USTR and Canada Readouts, November 30, 2022,,

USTR and Canada Readouts, November 30, 2022,,


A Tale of Two Readouts: U.S. Escalates Trade Concerns With Canadian Digital Policy as Canada Seeks To Downplay the Issue

Canadian International Trade Minister Mary Ng and U.S. Trade Representative Katherine Tai met yesterday to discuss Canada-U.S. Trade issues and concerns regarding Canada’s digital policy – most notably a proposed digital sales tax and Bills C-11 and C-18 – continue to mount. The U.S. raised digital policy concern over the summer, specifically citing Bill C-11 with a reference to “pending legislation in the Canadian Parliament that could impact digital streaming services.” The latest readout suggests that the concerns are growing, as the U.S. now cites both Bills C-11 and C-18 by raising “pending legislation in the Canadian Parliament that could impact digital streaming services and online news sharing and discriminate against U.S. businesses.”

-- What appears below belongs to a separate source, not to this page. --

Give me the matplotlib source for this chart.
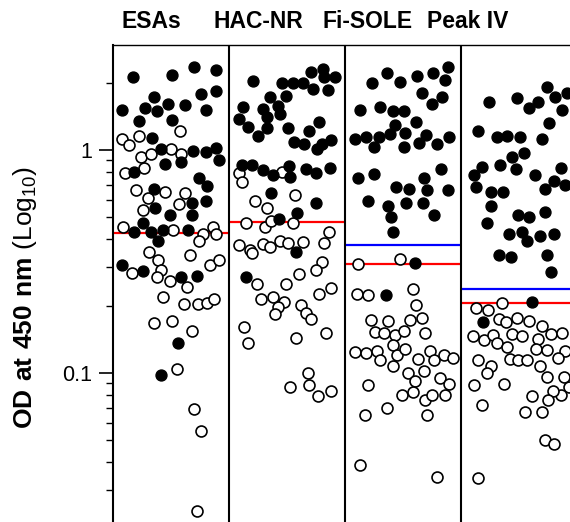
import numpy as np
import matplotlib
matplotlib.use("Agg")
import matplotlib.pyplot as plt
from matplotlib.ticker import LogLocator, FixedLocator, FixedFormatter, NullFormatter

plt.rcParams['font.family'] = ['Liberation Sans', 'DejaVu Sans']
plt.rcParams['mathtext.fontset'] = 'custom'
plt.rcParams['mathtext.rm'] = 'Liberation Sans'
plt.rcParams['mathtext.bf'] = 'Liberation Sans:bold'

groups = ["ESAs", "HAC-NR", "Fi-SOLE", "Peak IV"]

# ---- ESAs ----
esas_pos_x = [0.17, 0.51, 0.70, 0.89, 0.35, 0.76, 0.89, 0.08, 0.28, 0.38, 0.47, 0.62, 0.80, 0.22, 0.51,
              0.34, 0.41, 0.69, 0.80, 0.89, 0.91, 0.45, 0.59, 0.18, 0.74, 0.81, 0.35, 0.36, 0.68, 0.80,
              0.49, 0.68, 0.26, 0.18, 0.33, 0.43, 0.65, 0.39, 0.08, 0.26, 0.59, 0.72, 0.56, 0.41]
esas_pos_y = [2.12, 2.17, 2.36, 2.28, 1.73, 1.78, 1.83, 1.51, 1.55, 1.50, 1.60, 1.59, 1.51, 1.35, 1.37,
              1.13, 1.01, 0.99, 0.98, 1.02, 0.90, 0.87, 0.88, 0.80, 0.75, 0.69, 0.67, 0.55, 0.58, 0.59,
              0.51, 0.51, 0.47, 0.43, 0.43, 0.44, 0.44, 0.39, 0.305, 0.288, 0.269, 0.272, 0.136, 0.098]
esas_neg_x = [0.58, 0.08, 0.14, 0.22, 0.24, 0.33, 0.50, 0.59, 0.10, 0.27, 0.20, 0.30, 0.45, 0.62, 0.26,
              0.57, 0.09, 0.52, 0.86, 0.78, 0.89, 0.74, 0.31, 0.39, 0.66, 0.84, 0.91, 0.16, 0.41, 0.38,
              0.49, 0.64, 0.43, 0.61, 0.73, 0.81, 0.87, 0.35, 0.51, 0.68, 0.55, 0.70, 0.76, 0.72]
esas_neg_y = [1.22, 1.12, 1.05, 1.15, 0.93, 0.96, 1.01, 0.96, 0.79, 0.83, 0.66, 0.61, 0.65, 0.64, 0.54,
              0.57, 0.45, 0.44, 0.45, 0.42, 0.42, 0.39, 0.35, 0.32, 0.34, 0.305, 0.32, 0.28, 0.29, 0.27,
              0.26, 0.244, 0.22, 0.204, 0.204, 0.207, 0.215, 0.168, 0.171, 0.155, 0.104, 0.069, 0.055, 0.024]

# ---- HAC-NR ----
hac_pos_x = [0.21, 0.46, 0.55, 0.64, 0.71, 0.81, 0.82, 0.91, 0.72, 0.85, 0.35, 0.49, 0.12, 0.29, 0.42,
             0.09, 0.33, 0.44, 0.16, 0.25, 0.33, 0.51, 0.78, 0.69, 0.56, 0.65, 0.76, 0.80, 0.88, 0.11,
             0.20, 0.29, 0.38, 0.52, 0.53, 0.66, 0.75, 0.87, 0.36, 0.75, 0.43, 0.59, 0.58, 0.15]
hac_pos_y = [2.03, 2.00, 2.00, 1.99, 2.23, 2.31, 2.13, 2.12, 1.88, 1.85, 1.73, 1.75, 1.56, 1.53, 1.58,
             1.38, 1.41, 1.45, 1.27, 1.16, 1.25, 1.26, 1.33, 1.22, 1.09, 1.06, 1.01, 1.06, 1.11, 0.86,
             0.86, 0.81, 0.77, 0.85, 0.76, 0.82, 0.79, 0.83, 0.64, 0.58, 0.49, 0.52, 0.35, 0.27]
hac_neg_x = [0.09, 0.11, 0.46, 0.57, 0.22, 0.33, 0.15, 0.31, 0.36, 0.55, 0.86, 0.09, 0.18, 0.20, 0.29,
             0.35, 0.44, 0.51, 0.64, 0.82, 0.80, 0.75, 0.60, 0.24, 0.49, 0.88, 0.78, 0.28, 0.38, 0.47,
             0.42, 0.40, 0.62, 0.66, 0.71, 0.13, 0.16, 0.58, 0.84, 0.68, 0.53, 0.69, 0.77, 0.88]
hac_neg_y = [0.79, 0.72, 0.80, 0.63, 0.59, 0.55, 0.47, 0.45, 0.48, 0.47, 0.43, 0.376, 0.356, 0.344, 0.378,
             0.368, 0.391, 0.384, 0.387, 0.382, 0.316, 0.290, 0.278, 0.251, 0.251, 0.241, 0.226, 0.214, 0.220, 0.209,
             0.198, 0.184, 0.203, 0.186, 0.174, 0.161, 0.136, 0.143, 0.152, 0.100, 0.087, 0.088, 0.079, 0.083]

# ---- Fi-SOLE ----
fis_pos_x = [0.23, 0.36, 0.47, 0.62, 0.76, 0.89, 0.86, 0.66, 0.75, 0.84, 0.13, 0.30, 0.41, 0.51, 0.61,
             0.43, 0.09, 0.18, 0.29, 0.25, 0.39, 0.52, 0.51, 0.64, 0.70, 0.79, 0.90, 0.11, 0.25, 0.44,
             0.55, 0.68, 0.83, 0.71, 0.89, 0.20, 0.37, 0.53, 0.67, 0.77, 0.40, 0.41, 0.60, 0.35]
fis_pos_y = [2.00, 2.22, 2.02, 2.15, 2.22, 2.35, 2.05, 1.81, 1.61, 1.72, 1.51, 1.56, 1.50, 1.49, 1.34,
             1.29, 1.12, 1.14, 1.14, 1.03, 1.18, 1.19, 1.03, 1.07, 1.17, 1.06, 1.14, 0.75, 0.78, 0.68,
             0.67, 0.75, 0.82, 0.66, 0.66, 0.59, 0.56, 0.58, 0.58, 0.51, 0.50, 0.43, 0.31, 0.223]
fis_neg_x = [0.11, 0.47, 0.10, 0.20, 0.59, 0.61, 0.22, 0.37, 0.56, 0.66, 0.26, 0.34, 0.43, 0.51, 0.69,
             0.41, 0.09, 0.18, 0.28, 0.30, 0.45, 0.52, 0.41, 0.63, 0.73, 0.77, 0.85, 0.93, 0.68, 0.54,
             0.60, 0.82, 0.90, 0.20, 0.49, 0.59, 0.69, 0.75, 0.86, 0.36, 0.17, 0.71, 0.13, 0.79]
fis_neg_y = [0.307, 0.326, 0.226, 0.223, 0.239, 0.202, 0.173, 0.171, 0.173, 0.177, 0.153, 0.152, 0.148, 0.155, 0.151,
             0.134, 0.124, 0.123, 0.126, 0.114, 0.120, 0.128, 0.108, 0.116, 0.125, 0.115, 0.120, 0.117, 0.102, 0.0997,
             0.092, 0.095, 0.089, 0.088, 0.080, 0.082, 0.076, 0.080, 0.080, 0.070, 0.065, 0.065, 0.0387, 0.0343]

# ---- Peak IV ----
pk_pos_x = [0.24, 0.48, 0.59, 0.66, 0.74, 0.81, 0.91, 0.87, 0.76, 0.15, 0.31, 0.40, 0.51, 0.70, 0.54,
            0.44, 0.18, 0.11, 0.34, 0.47, 0.64, 0.86, 0.80, 0.90, 0.72, 0.13, 0.26, 0.36, 0.26, 0.49,
            0.59, 0.72, 0.22, 0.41, 0.53, 0.57, 0.68, 0.80, 0.33, 0.43, 0.74, 0.78, 0.61, 0.19]
pk_pos_y = [1.64, 1.71, 1.54, 1.65, 1.92, 1.73, 1.81, 1.51, 1.32, 1.22, 1.14, 1.16, 1.14, 1.12, 0.97,
            0.93, 0.84, 0.77, 0.86, 0.82, 0.77, 0.83, 0.73, 0.70, 0.67, 0.68, 0.65, 0.65, 0.56, 0.51,
            0.50, 0.53, 0.47, 0.42, 0.43, 0.39, 0.41, 0.42, 0.338, 0.330, 0.340, 0.283, 0.208, 0.170]
pk_neg_x = [0.35, 0.13, 0.23, 0.33, 0.39, 0.48, 0.59, 0.70, 0.78, 0.87, 0.10, 0.20, 0.28, 0.31, 0.44,
            0.53, 0.66, 0.40, 0.65, 0.74, 0.90, 0.84, 0.15, 0.26, 0.22, 0.42, 0.49, 0.57, 0.68, 0.74,
            0.89, 0.93, 0.86, 0.79, 0.75, 0.11, 0.37, 0.61, 0.18, 0.55, 0.70, 0.72, 0.80, 0.15]
pk_neg_y = [0.207, 0.195, 0.192, 0.174, 0.169, 0.177, 0.171, 0.163, 0.150, 0.152, 0.146, 0.141, 0.148, 0.137, 0.149,
            0.147, 0.142, 0.131, 0.128, 0.127, 0.125, 0.117, 0.114, 0.108, 0.100, 0.116, 0.114, 0.114, 0.108, 0.096,
            0.096, 0.087, 0.080, 0.083, 0.076, 0.088, 0.089, 0.079, 0.072, 0.067, 0.067, 0.050, 0.048, 0.034]

pos_x = [esas_pos_x, hac_pos_x, fis_pos_x, pk_pos_x]
pos_y = [esas_pos_y, hac_pos_y, fis_pos_y, pk_pos_y]
neg_x = [esas_neg_x, hac_neg_x, fis_neg_x, pk_neg_x]
neg_y = [esas_neg_y, hac_neg_y, fis_neg_y, pk_neg_y]

red_cutoff = [0.423, 0.477, 0.307, 0.207]
blue_cutoff = [None, None, 0.375, 0.237]

W, H = 570, 522
fig = plt.figure(figsize=(W / 100, H / 100), dpi=100)
left_px, top_px = 113, 45
ax = fig.add_axes([left_px / W, 0, (W - left_px) / W, (H - top_px) / H])
ax.set_yscale('log')
ax.set_ylim(0.0215, 2.957)
panel_w = 116.0
ax.set_xlim(0, (W - left_px) / panel_w)

for i in range(4):
    ax.hlines(red_cutoff[i], i, i + 1, colors='#ff0000', lw=1.6, zorder=1)
    if blue_cutoff[i] is not None:
        ax.hlines(blue_cutoff[i], i, i + 1, colors='#0000ff', lw=1.6, zorder=1)
    px = np.array(pos_x[i]) + i
    nx = np.array(neg_x[i]) + i
    ax.scatter(nx, neg_y[i], s=62, facecolors='white', edgecolors='black', linewidths=1.2, zorder=3)
    ax.scatter(px, pos_y[i], s=62, facecolors='black', edgecolors='black', linewidths=1.0, zorder=4)

for xb in [1, 2, 3]:
    ax.axvline(xb, color='black', lw=1.5, zorder=5)

for s in ['right', 'bottom']:
    ax.spines[s].set_visible(False)
ax.spines['left'].set_linewidth(1.5)
ax.spines['top'].set_linewidth(1.0)
ax.set_xticks([])

ax.yaxis.set_major_locator(FixedLocator([0.01, 0.1, 1]))
ax.yaxis.set_major_formatter(FixedFormatter(['0.01', '0.1', '1']))
ax.yaxis.set_minor_locator(LogLocator(base=10, subs=np.arange(2, 10)))
ax.yaxis.set_minor_formatter(NullFormatter())
ax.tick_params(axis='y', which='major', length=10, width=1.2, labelsize=15.5, pad=5)
ax.tick_params(axis='y', which='minor', length=5, width=1.0)

fig.text(25 / W, 1 - 297 / H, r"$\mathbf{OD\ at\ 450\ nm}$ (Log$_{10}$)", fontsize=19,
         rotation=90, ha='center', va='center')

title_x = [151, 258, 368, 468]
for name, tx in zip(groups, title_x):
    fig.text(tx / W, 1 - 21 / H, name, ha='center', va='center', fontsize=16.5, fontweight='bold')

fig.savefig('out.png', dpi=100)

The U.S. concern is notable for several reasons. First, the Canadian readout against makes no reference to the issue, seemingly hoping that it will simply go away if Canada ignores it or pretends it doesn’t hear the concerns (Canadian officials keep insisting that the U.S. understands where Canada is coming from as if that addresses the concern). The government is clearly aware of trade implications of its legislation – last night it rejected a proposed amendment to Bill C-11 during Senate hearings citing trade obligations – but committees studying the bills have barely scratched the surface on trade related risks. As further discussed below, the Canadian bills are vulnerable to trade challenges with the prospect of billions in retaliatory tariffs that could hit some of Canada’s most important economic sectors. 

Second, it is worth re-iterating that the Canada-U.S.-Mexico Trade Agreement has rules that are specifically designed to address these issues. While Canada has negotiated a cultural exemption which permits Canada to violate the non-discrimination provisions for the cultural sector, it grants the U.S. the right to levy “measures of equivalent commercial effect” in response. This provision is often referred to as a culture “poison pill” as it designed to discourage the use of the exemption. Since the provision does not limit retaliation to the cultural sector, the U.S. may levy equivalent tariffs on its choice of Canadian products or services. The relevant provisions are discussed in this post. In fact, while Bill C-11 surely falls within the cultural exemption, it is open to question whether Internet platform activities contemplated by Bill C-18 such as indexing can similarly be considered within the scope of the exemption.

Third, the inclusion of Bill C-18 for the first time among the list of U.S. trade concerns should give the government pause. The Canadian Heritage committee is conducting clause-by-clause review of Bill C-18, but did not call any experts from Global Affairs to provide a trade analysis of the bill nor did it call groups such as the CCIA, which released a white paper on trade-related concerns. If it had, it would have learned that there are several trade and CUSMA provisions that could be used to challenge Bill C-18. These include the violation of the Berne Convention’s right to quotation (discussed in this post) and Bill C-18’s Section 51 “must carry” obligations designed to prevent a platform from refusing to link to third party content, which as currently drafted are vulnerable under CUSMA’s performance requirements in Article 14.10. Further, the definition of eligible news business in Bill C-18, which the committee has now expanded to include community radio stations with a tenuous link to news, raises potential challenges under Article 14.4 on investors, Article 15.3 on cross-border service suppliers, and Article 19.4 on suppliers of digital products.

While there may be a debate about the likelihood of success in a trade challenge, the fact that the U.S. has now repeatedly raised the issue suggests that Canadian digital policy is fast becoming a major trade irritant that is unlikely to go away. Even without a formal legal challenge that represents a cost to Canada as it may ultimately stymie other trade priorities as the issue escalates within the U.S. administration and Congress.